Toll: South Kivu authorities say at least 413 civilians were killed by bullets, grenades, and bombs in localities between Uvira and Bukavu, the provincial capital, and they explicitly flagged women and children among the dead.
Diplomacy: This all lands days after a U.S.-mediated peace agreement was signed in Washington by the Congolese and Rwandan presidents, but M23 was not part of it.
M23 is negotiating separately with Congo and had agreed earlier this year to a ceasefire that both sides say the other side broke.
Although M23 is widely believed by the U.N. and Western governments to be backed by Rwanda, Rwanda has not publicly admitted to supporting the group.
Spillover: Burundi says it registered more than 30,000 refugees and asylum-seekers in three days, and there are reports of shells landing on the Burundian side of the border,.
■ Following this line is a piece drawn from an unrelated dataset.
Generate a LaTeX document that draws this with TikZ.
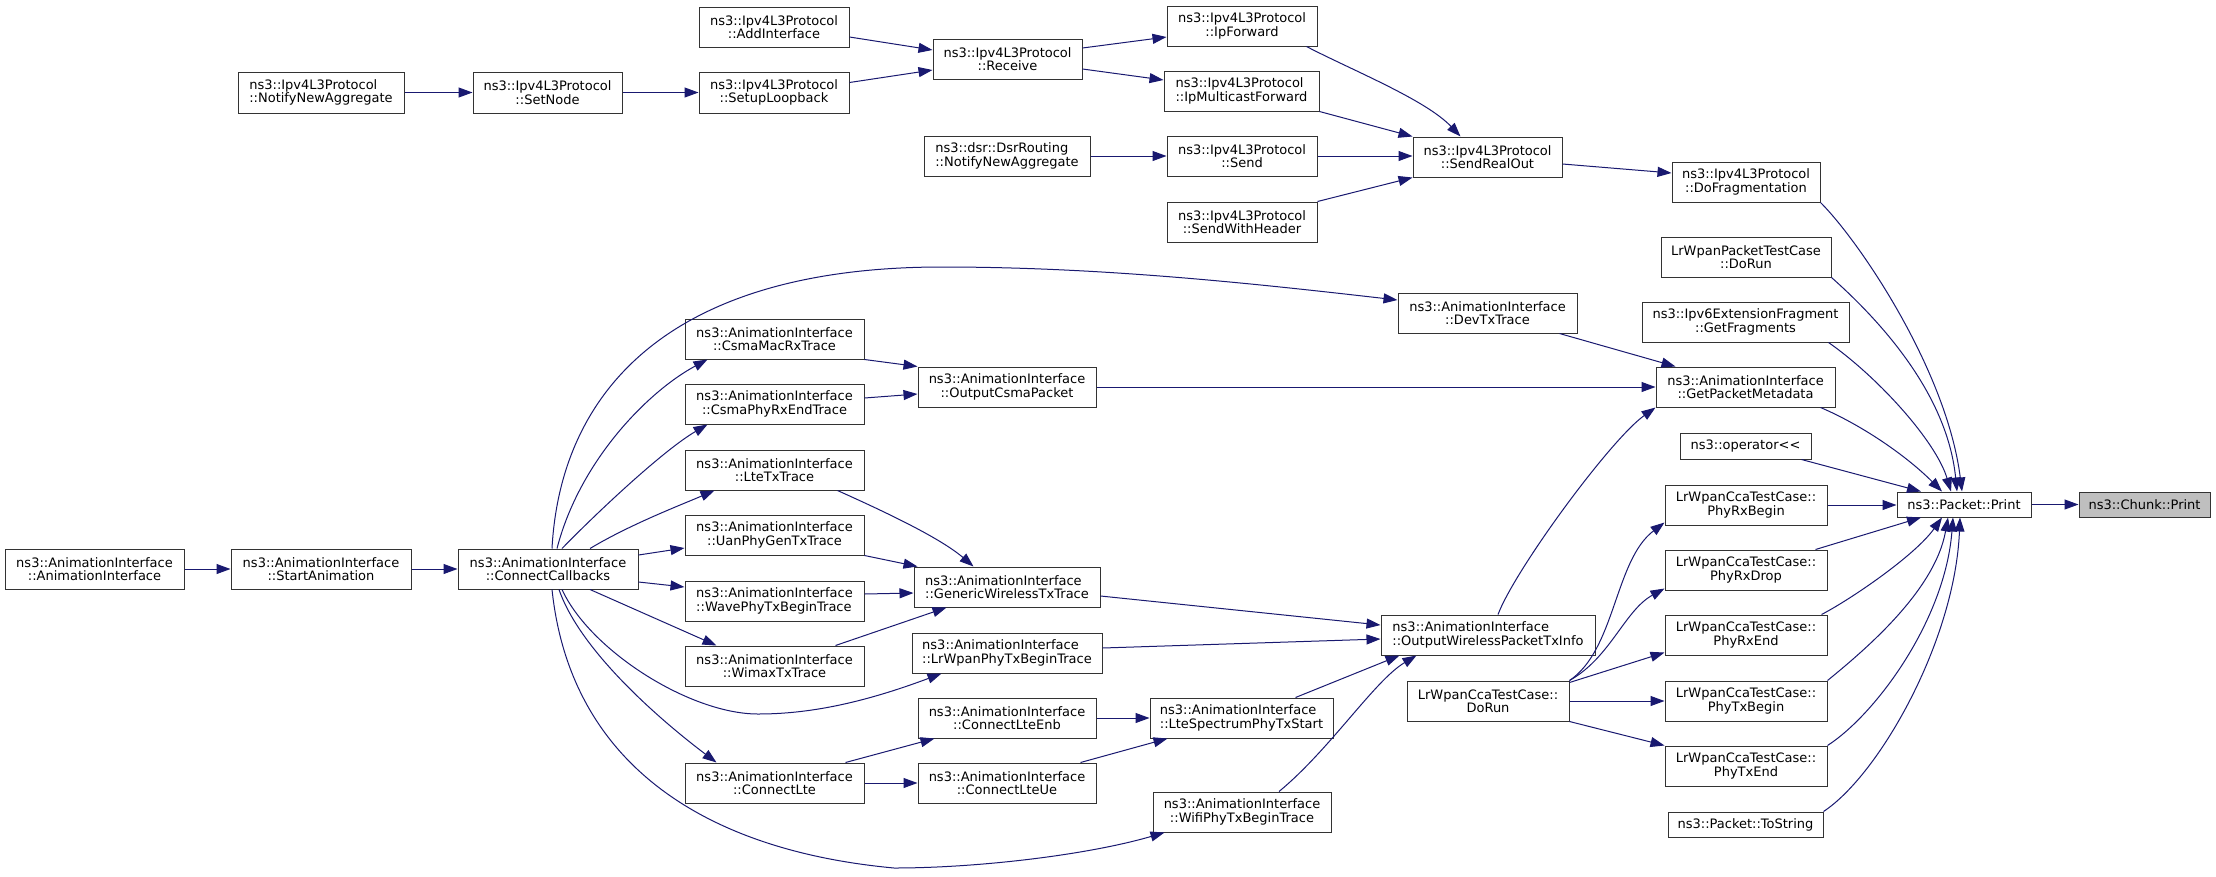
\documentclass[tikz,border=0pt]{standalone}
\usepackage{fontspec}
\setmainfont{DejaVu Sans}
\usetikzlibrary{arrows.meta}
\definecolor{edgecol}{HTML}{191970}
\definecolor{rootfill}{HTML}{BFBFBF}
\definecolor{boxline}{HTML}{333333}
\begin{document}
\begin{tikzpicture}[x=1pt,y=-1pt,
  box/.style={draw=boxline, line width=1pt, fill=white, inner sep=0pt,
    minimum height=40pt, align=center, font=\fontsize{13}{13.4}\selectfont},
  boxl/.style={box, align=left},
  one/.style={box, minimum height=25pt},
  root/.style={one, fill=rootfill},
  edge/.style={draw=edgecol, line width=1pt, -{Triangle[length=14pt,width=10pt]}}]
\useasboundingbox (0,0) rectangle (2216,876);
\fill[white] (0,0) rectangle (2216,876);

% ---------- nodes ----------
\node[boxl, minimum width=166pt, minimum height=41pt] (ipv4nna) at (321,92.5) {ns3::Ipv4L3Protocol\\::NotifyNewAggregate};
\node[box, minimum width=149pt, minimum height=41pt] (setnode) at (547.5,92.5) {ns3::Ipv4L3Protocol\\::SetNode};
\node[box, minimum width=150pt] (addif) at (774,27) {ns3::Ipv4L3Protocol\\::AddInterface};
\node[box, minimum width=150pt, minimum height=41pt] (setuploop) at (774,92.5) {ns3::Ipv4L3Protocol\\::SetupLoopback};
\node[box, minimum width=149pt] (receive) at (1007.5,59) {ns3::Ipv4L3Protocol\\::Receive};
\node[box, minimum width=150pt] (ipfwd) at (1242,26) {ns3::Ipv4L3Protocol\\::IpForward};
\node[boxl, minimum width=155pt] (ipmcast) at (1241.5,91) {ns3::Ipv4L3Protocol\\::IpMulticastForward};
\node[boxl, minimum width=166pt] (dsrnna) at (1007,156) {ns3::dsr::DsrRouting\\::NotifyNewAggregate};
\node[box, minimum width=150pt] (send) at (1242,156) {ns3::Ipv4L3Protocol\\::Send};
\node[box, minimum width=150pt] (sendwh) at (1242,222) {ns3::Ipv4L3Protocol\\::SendWithHeader};
\node[box, minimum width=149pt] (sendrealout) at (1487.5,157) {ns3::Ipv4L3Protocol\\::SendRealOut};
\node[box, minimum width=148pt] (dofrag) at (1746,182) {ns3::Ipv4L3Protocol\\::DoFragmentation};
\node[box, minimum width=170pt] (lrwpanpkt) at (1746,257) {LrWpanPacketTestCase\\::DoRun};
\node[box, minimum width=207pt] (ipv6frag) at (1745.5,322) {ns3::Ipv6ExtensionFragment\\::GetFragments};
\node[box, minimum width=179pt] (getpkt) at (1745.5,387) {ns3::AnimationInterface\\::GetPacketMetadata};
\node[one, minimum width=131pt, minimum height=26pt] (opshift) at (1745.5,446) {ns3::operator<{}<};
\node[box, minimum width=162pt] (phyrxbegin) at (1746,505) {LrWpanCcaTestCase::\\PhyRxBegin};
\node[box, minimum width=162pt] (phyrxdrop) at (1746,570) {LrWpanCcaTestCase::\\PhyRxDrop};
\node[box, minimum width=162pt] (phyrxend) at (1746,635) {LrWpanCcaTestCase::\\PhyRxEnd};
\node[box, minimum width=162pt] (phytxbegin) at (1746,701) {LrWpanCcaTestCase::\\PhyTxBegin};
\node[box, minimum width=162pt] (phytxend) at (1746,766) {LrWpanCcaTestCase::\\PhyTxEnd};
\node[one, minimum width=155pt] (tostring) at (1745.5,824.5) {ns3::Packet::ToString};
\node[one, minimum width=134pt] (pktprint) at (1964,504.5) {ns3::Packet::Print};
\node[root, minimum width=131pt] (chunkprint) at (2144.5,504.5) {ns3::Chunk::Print};
\node[box, minimum width=179pt] (devtx) at (1487.5,313) {ns3::AnimationInterface\\::DevTxTrace};
\node[boxl, minimum width=214pt] (outwifi) at (1488,635) {ns3::AnimationInterface\\::OutputWirelessPacketTxInfo};
\node[box, minimum width=162pt] (ccadorun) at (1488,701) {LrWpanCcaTestCase::\\DoRun};
\node[boxl, minimum width=183pt] (ltespec) at (1241.5,718) {ns3::AnimationInterface\\::LteSpectrumPhyTxStart};
\node[box, minimum width=178pt] (wifiphy) at (1242,812) {ns3::AnimationInterface\\::WifiPhyTxBeginTrace};
\node[box, minimum width=178pt] (outcsma) at (1007,387) {ns3::AnimationInterface\\::OutputCsmaPacket};
\node[boxl, minimum width=186pt] (generic) at (1007,587) {ns3::AnimationInterface\\::GenericWirelessTxTrace};
\node[boxl, minimum width=190pt] (lrwpanphy) at (1007,653) {ns3::AnimationInterface\\::LrWpanPhyTxBeginTrace};
\node[box, minimum width=178pt] (ltenb) at (1007,718) {ns3::AnimationInterface\\::ConnectLteEnb};
\node[box, minimum width=178pt] (lteue) at (1007,783) {ns3::AnimationInterface\\::ConnectLteUe};
\node[box, minimum width=179pt] (csmamac) at (774.5,339) {ns3::AnimationInterface\\::CsmaMacRxTrace};
\node[box, minimum width=179pt] (csmaphy) at (774.5,404) {ns3::AnimationInterface\\::CsmaPhyRxEndTrace};
\node[box, minimum width=179pt] (ltetx) at (774.5,470) {ns3::AnimationInterface\\::LteTxTrace};
\node[box, minimum width=179pt] (uan) at (774.5,535) {ns3::AnimationInterface\\::UanPhyGenTxTrace};
\node[boxl, minimum width=179pt] (wave) at (774.5,601) {ns3::AnimationInterface\\::WavePhyTxBeginTrace};
\node[box, minimum width=179pt] (wimax) at (774.5,666) {ns3::AnimationInterface\\::WimaxTxTrace};
\node[box, minimum width=179pt] (connectlte) at (774.5,783) {ns3::AnimationInterface\\::ConnectLte};
\node[box, minimum width=180pt] (connectcb) at (548,569) {ns3::AnimationInterface\\::ConnectCallbacks};
\node[box, minimum width=180pt] (startanim) at (321,569) {ns3::AnimationInterface\\::StartAnimation};
\node[box, minimum width=179pt] (animif) at (94.5,569) {ns3::AnimationInterface\\::AnimationInterface};

% ---------- edges: Ipv4 part ----------
\draw[edge] (ipv4nna) -- (setnode);
\draw[edge] (setnode) -- (setuploop);
\draw[edge] ([yshift=-10pt]addif.east) -- ([yshift=9pt]receive.west);
\draw[edge] ([yshift=10pt]setuploop.east) -- ([yshift=-11pt]receive.west);
\draw[edge] ([yshift=11pt]receive.east) -- ([yshift=-11pt]ipfwd.west);
\draw[edge] ([yshift=-10pt]receive.east) -- ([yshift=11pt]ipmcast.west);
\draw[edge] ([xshift=-11pt]ipfwd.south east) .. controls +(44,23) and +(-35,-37) .. ([xshift=-27pt]sendrealout.north);
\draw[edge] (ipmcast.south east) -- (sendrealout.north west);
\draw[edge] (dsrnna) -- (send);
\draw[edge] (send.east) -- (send.east -| sendrealout.west);
\draw[edge] (sendwh.north east) -- (sendrealout.south west);
\draw[edge] ([yshift=-7pt]sendrealout.east) -- ([yshift=9pt]dofrag.west);

% ---------- edges into Packet::Print ----------
\draw[edge] (dofrag.south east) .. controls +(40,40) and +(-15,-120) .. ([xshift=-2pt]pktprint.north);
\draw[edge] (lrwpanpkt.south east) .. controls +(45,40) and +(-10,-100) .. ([xshift=-7pt]pktprint.north);
\draw[edge] ([xshift=-21pt]ipv6frag.south east) .. controls +(50,35) and +(-15,-50) .. ([xshift=-13pt]pktprint.north);
\draw[edge] ([xshift=-15pt]getpkt.south east) .. controls +(40,17) and +(-37,-37) .. ([xshift=-22pt]pktprint.north);
\draw[edge] ([xshift=-10pt]opshift.south east) -- ([xshift=-43pt]pktprint.north);
\draw[edge] (phyrxbegin.east) -- (phyrxbegin.east -| pktprint.west);
\draw[edge] ([xshift=-12pt]phyrxdrop.north east) -- ([xshift=-43pt]pktprint.south);
\draw[edge] ([xshift=-6pt]phyrxend.north east) .. controls +(29,-15) and +(-27,38) .. ([xshift=-22pt]pktprint.south);
\draw[edge] (phytxbegin.north east) .. controls +(38,-31) and +(-13,73) .. ([xshift=-16pt]pktprint.south);
\draw[edge] (phytxend.north east) .. controls +(48,-31) and +(-8,103) .. ([xshift=-11pt]pktprint.south);
\draw[edge] (tostring.north east) .. controls +(56,-37) and +(-5,123) .. ([xshift=-4pt]pktprint.south);
\draw[edge] (pktprint) -- (chunkprint);

% ---------- edges into GetPacketMetadata ----------
\draw[edge] ([xshift=-18pt]devtx.south east) -- ([xshift=20pt]getpkt.north west);
\draw[edge] (outcsma) -- (getpkt);
\draw[edge] ([xshift=10pt]outwifi.north) .. controls +(17,-45) and +(-45,32) .. (getpkt.south west);

% ---------- LrWpanCcaTestCase::DoRun ----------
\draw[edge] (ccadorun.north east) .. controls +(46,-31) and +(-50,38) .. ([yshift=3pt]phyrxbegin.south west);
\draw[edge] (ccadorun.north east) .. controls +(41,-23) and +(-40,22) .. ([yshift=2pt]phyrxdrop.south west);
\draw[edge] ([yshift=-2pt]ccadorun.north east) -- ([yshift=3pt]phyrxend.south west);
\draw[edge] (ccadorun) -- (phytxbegin);
\draw[edge] (ccadorun.south east) -- (phytxend.north west);

% ---------- Animation part ----------
\draw[edge] (animif) -- (startanim);
\draw[edge] (startanim) -- (connectcb);
\draw[edge] ([xshift=4pt]connectcb.north) .. controls +(8,-149) and +(-282,0) .. (942,267)
  .. controls +(158,0) and +(-148,-17) .. ([yshift=13pt]devtx.west);
\draw[edge] ([xshift=9pt]connectcb.north) .. controls +(23,-89) and +(-58,31) .. ([xshift=23pt]csmamac.south west);
\draw[edge] ([xshift=14pt]connectcb.north) .. controls +(38,-39) and +(-43,25) .. ([xshift=23pt]csmaphy.south west);
\draw[edge] ([xshift=42pt]connectcb.north) .. controls +(40,-24) and +(-35,15) .. ([xshift=30pt]ltetx.south west);
\draw[edge] ([yshift=14pt]connectcb.east) -- ([yshift=-13pt]uan.west);
\draw[edge] ([yshift=-13pt]connectcb.east) -- ([yshift=14pt]wave.west);
\draw[edge] ([xshift=42pt]connectcb.south) -- ([xshift=32pt]wimax.north west);
\draw[edge] ([xshift=14pt]connectcb.south) .. controls +(28,61) and +(-68,0) .. (758,714)
  .. controls +(50,0) and +(-80,30) .. ([xshift=30pt]lrwpanphy.south west);
\draw[edge] ([xshift=11pt]connectcb.south) .. controls +(21,61) and +(-57,-43) .. ([xshift=32pt]connectlte.north west);
\draw[edge] ([xshift=4pt]connectcb.south) .. controls +(18,171) and +(-194,-18) .. (894,868)
  .. controls +(86,0) and +(-75,22) .. ([xshift=12pt]wifiphy.south west);

\draw[edge] (csmamac.south east) -- (outcsma.north west);
\draw[edge] ([yshift=6pt]csmaphy.east) -- ([yshift=-7pt]outcsma.west);
\draw[edge] ([xshift=-27pt]ltetx.south east) .. controls +(40,18) and +(-35,-30) .. ([xshift=60pt]generic.north west);
\draw[edge] (uan.south east) -- ([xshift=4pt]generic.north west);
\draw[edge] ([yshift=7pt]wave.east) -- ([yshift=-6pt]generic.west);
\draw[edge] ([xshift=-29pt]wimax.north east) -- ([xshift=33pt]generic.south west);
\draw[edge] ([yshift=-9pt]generic.east) -- ([yshift=10pt]outwifi.west);
\draw[edge] ([yshift=5pt]lrwpanphy.east) -- ([yshift=-4pt]outwifi.west);
\draw[edge] ([xshift=54pt]ltespec.north) -- ([xshift=19pt]outwifi.south west);
\draw[edge] ([xshift=37pt]wifiphy.north) .. controls +(51,-42) and +(-42,25) .. ([xshift=36pt]outwifi.south west);
\draw[edge] (ltenb) -- (ltespec);
\draw[edge] ([xshift=-16pt]lteue.north east) -- ([xshift=18pt]ltespec.south west);
\draw[edge] ([xshift=-19pt]connectlte.north east) -- ([xshift=17pt]ltenb.south west);
\draw[edge] (connectlte) -- (lteue);
\end{tikzpicture}
\end{document}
Numbers: The U.N. says M23 has around 6,500 militants now, and U.N. experts have estimated up to 4,000 Rwandan forces in Congo. Local U.N. partners report more than 200,000 people displaced in South Kivu since Dec. 2, with more than 70 killed.
📌 Context: Eastern Congo is packed with more than 100 armed groups battling over power, security, and mineral-rich territory near the Rwanda border. The broader conflict has displaced over 7 million people, making it one of the world’s worst humanitarian emergencies.